Adler was also a member of the Communist Party front Chicago Committee to Defend the Bill of Rights and was involved in a committee to celebrate the 100th birthday of Communist Party member Paul Robeson.

*Bernard Weissbourd of Chicago, a former Manhattan Project scientist, turned wealthy property developer. Weissbourd, a leftist, was married to Bernice Targ Weissbourd, possibly the Bernice Targ, who taught at the Communist Party's Abraham Lincoln School in Chicago in the late 1940s, with Frank Marshall Davis - later a mentor in Hawaii, to the young Barack Obama.

Bernice Targ Weissbourd was also a member of the Chicago Committee to Defend the Bill of Rights. The Weissbourds' son, Robert M. Weissbourd served as Chair of the Obama for America Campaign Urban and Metropolitan Policy Committee and on the Obama Transition Housing and Urban Development Agency Review Team in 2008.

Working more directly with John Holdren in the Bulletin editorial team were;

*Bernard T. Feld, Editor-in-Chief. Feld was an affiliate of the Peace Research Institute, which became the Institute for Policy Studies and number 11, on Richard Nixon's famed "enemies" list.

*Ruth Adams -Editor. Adams was a chair of the Institute for Policy Studies and supporter of the Chicago Committee to Defend the Bill of Rights.

In the early 1960s Adams served on the Advisory Committee of the Hyde Park Community Peace Center. Other Council members included life long communist front activist Robert Havighurst - a founder of the Chicago Committee to Defend the Bill of Rights , Sydney Lens (aka Okun), a radical Trotskyist, later active in the Communist Party controlled Chicago Peace Council, Timuel Black and Quentin Young.

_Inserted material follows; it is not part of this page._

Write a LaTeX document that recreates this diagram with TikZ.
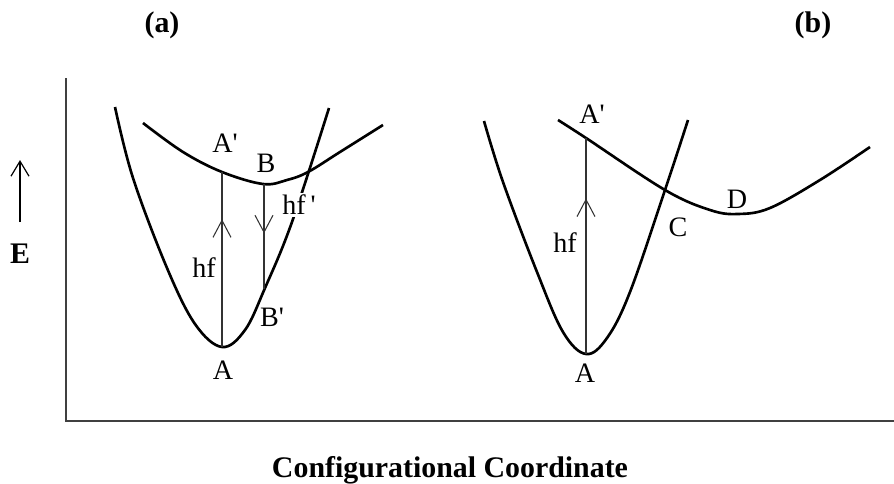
\documentclass[tikz,border=0pt]{standalone}
\usepackage{fontspec}
\setmainfont{Liberation Serif}
\usetikzlibrary{arrows.meta,decorations.markings}

\tikzset{
  curve/.style={line width=1.5pt, black, line join=round},
  trans/.style={line width=0.7pt, black!80},
  axis/.style={line width=1.2pt, black!75},
  lbl/.style={font=\fontsize{16}{19}\selectfont, inner sep=1pt},
  ttl/.style={font=\fontsize{17}{20}\selectfont\bfseries},
  midarrow/.style={postaction={decorate}, decoration={markings,
      mark=at position #1 with {\arrow{Straight Barb[length=3.4mm, width=3.6mm, line width=0.6pt]}}}}
}
\newcommand{\prm}{\textquotesingle}

\begin{document}
\begin{tikzpicture}[x=0.2mm, y=-0.2mm]
  \useasboundingbox (0,0) rectangle (894,484);

  % axes
  \draw[axis] (66,78) -- (66,421) -- (894,421);
  \coordinate (e0) at (20,222);
  \coordinate (e1) at (20,160);
  \draw[line width=0.7pt, -{Straight Barb[length=3mm, width=3.6mm]}] (e0) -- (e1);
  \node[ttl] (elabel) at (20,254) {E};
  \node[ttl] (xlabel) at (450,470) {Configurational Coordinate};
  \node[ttl] (ta) at (162,25) {(a)};
  \node[ttl] (tb) at (813,25) {(b)};

  % (a) ground and excited state
  \draw[curve] plot[smooth, tension=0.6] coordinates {(115,107) (133,178) (167,268) (195,324) (222,347)
    (245,330) (265,288) (292,222) (329,108)};
  \draw[curve] plot[smooth, tension=0.6] coordinates {(143,123) (183,152) (222,172) (263,184)
    (287,180) (308,172) (340,152) (383,125)};
  \coordinate (aA) at (222,347);
  \coordinate (aAp) at (222,172);
  \coordinate (aB) at (264,184);
  \coordinate (aBp) at (264,289);
  \draw[trans, midarrow=0.73] (aA) -- (aAp);
  \draw[trans, midarrow=0.47] (aB) -- (aBp);
  \node[lbl] (aAlbl) at (223,370) {A};
  \node[lbl] (aAplbl) at (225,143) {A\prm};
  \node[lbl] (aBlbl) at (266,163) {B};
  \node[lbl] (aBplbl) at (272,317) {B\prm};
  \node[lbl] (ahf) at (204,268) {hf};
  \node[lbl, fill=white] (ahfp) at (299,205) {hf\,\prm};

  % (b) ground and excited state
  \draw[curve] plot[smooth, tension=0.6] coordinates {(484,121) (503,182) (537,272) (563,332) (586,354)
    (607,338) (630,292) (665,190) (688,120)};
  \draw[curve] plot[smooth, tension=0.6] coordinates {(558,120) (586,138) (665,190) (710,210)
    (738,214) (770,208) (820,180) (870,147)};
  \coordinate (bA) at (586,354);
  \coordinate (bAp) at (586,138);
  \draw[trans, midarrow=0.72] (bA) -- (bAp);
  \node[lbl] (bAlbl) at (585,373) {A};
  \node[lbl] (bAplbl) at (592,114) {A\prm};
  \node[lbl] (bClbl) at (678,227) {C};
  \node[lbl] (bDlbl) at (737,199) {D};
  \node[lbl] (bhf) at (565,243) {hf};
\end{tikzpicture}
\end{document}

Black and Young had both been accused of Communist Party membership by government investigative authorities. Timuel Black later joined the Communist Party offshoot, Committees of Correspondence. Both became officials of the Chicago Committee to Defend the Bill of Rights and the Democratic Socialists of America.

More importantly, both became personal friends, mentors and advisers to Barack Obama.

*Ruth Young - Managing Editor. The wife of Quentin Young and later also a member of the Chicago Committee to Defend the Bill of Rights.

*James Cracraft - Senior Editor. In 1988, Cracraft served on the board of the Chicago Center for US/USSR Relations and Exchanges, under Aaron Adler.

That is the milieu in which John Holdren worked in the 1980s.

Jeff Jacoby has written in the Boston Globe;
"Holdren opposed the Reagan administration's military buildup in the 1980s for fear it might "increase the belligerency of the Soviet government." He pooh-poohed any notion that "the strain of an accelerated arms race will do more damage to the Soviet economy than to our own." But that is exactly what happened, and President Reagan's defense buildup helped win the Cold War.

Maybe John Holdren was influenced by the pro-Soviet, anti-American set he worked with?

Today, John Holdren is President Obama's "Science Czar" - officially director of the Office of Science and Technology Policy in the Executive Office of the President.

Holdren's brief encompasses global environmental change, fusion science and technology, comparative analysis of energy options, ways to reduce the dangers from nuclear weapons and materials, population control and the interaction of content and process in science and technology policy.

All these areas have huge implications for America's national security, prosperity and future liberty.

Should a man with John Holdren's past associations be entrusted with such a position?

Was Holdren given a proper security vetting, or did he "slip through the cracks" like communist "Green Jobs Czar" Van Jones?